Traditional political culture in Cambodia is one of the problems that affects the teaching and learning in school because authority and responsibilities are not easily transferred from the high level to the lower levels, for example to provincial, district, commune and school level. According to Morri and Pellini (as cited in Tan, 2008), the patronage system still exists in Cambodia and it challenges the country to actively participate in the process of political democratization. In this kind of political culture, the lower echelons of staff feel they have no power in the decision-making for their organization, especially at the school and classroom level. Ayres (2000) stated that Cambodian educational bureaucrats and those charged with educational policy formulation have been powerless to act, though they also know the costs of the irrelevance of education in Cambodia. Similarly Yeung (2009) stated that the student-centered approaches are hardly successful in implementing in teaching in Hong Kong because of its top down policy. Its educational policy making process is also highly centralized.

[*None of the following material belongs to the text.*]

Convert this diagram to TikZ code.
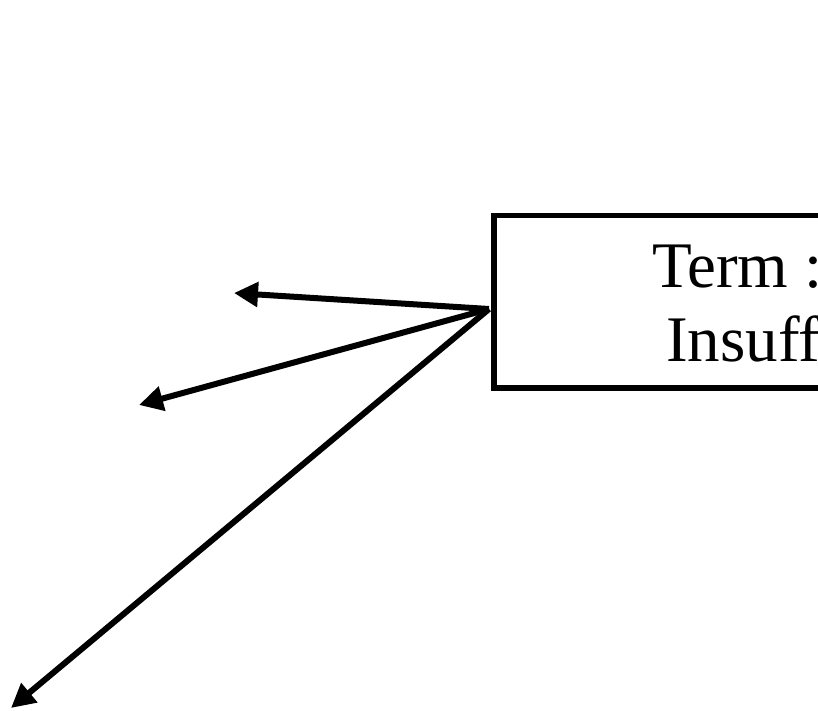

Another major problem found to be repeatedly reported by researchers of Cambodia's education system centers on the standard of a teacher's living. A common often reported complaint is that teachers' salaries are too low to support their family (Benveniste et al, 2008). Similarly, Ayres (2000) stated that insufficient salaries paid to teachers who are forced to work second jobs in order to support their family continually undermine classroom instruction. The tension therefore exists for teachers who want to effectively teach but who also need to generate adequate income to support their family. Time given to lesson preparation, reading professional literature, participating in professional development, engaging in professional conversations or pursuing some type of formal part time study must be balanced by the basic need to feed and house a family. A Cambodian expression reflects this tension well "An empty stomach has no power".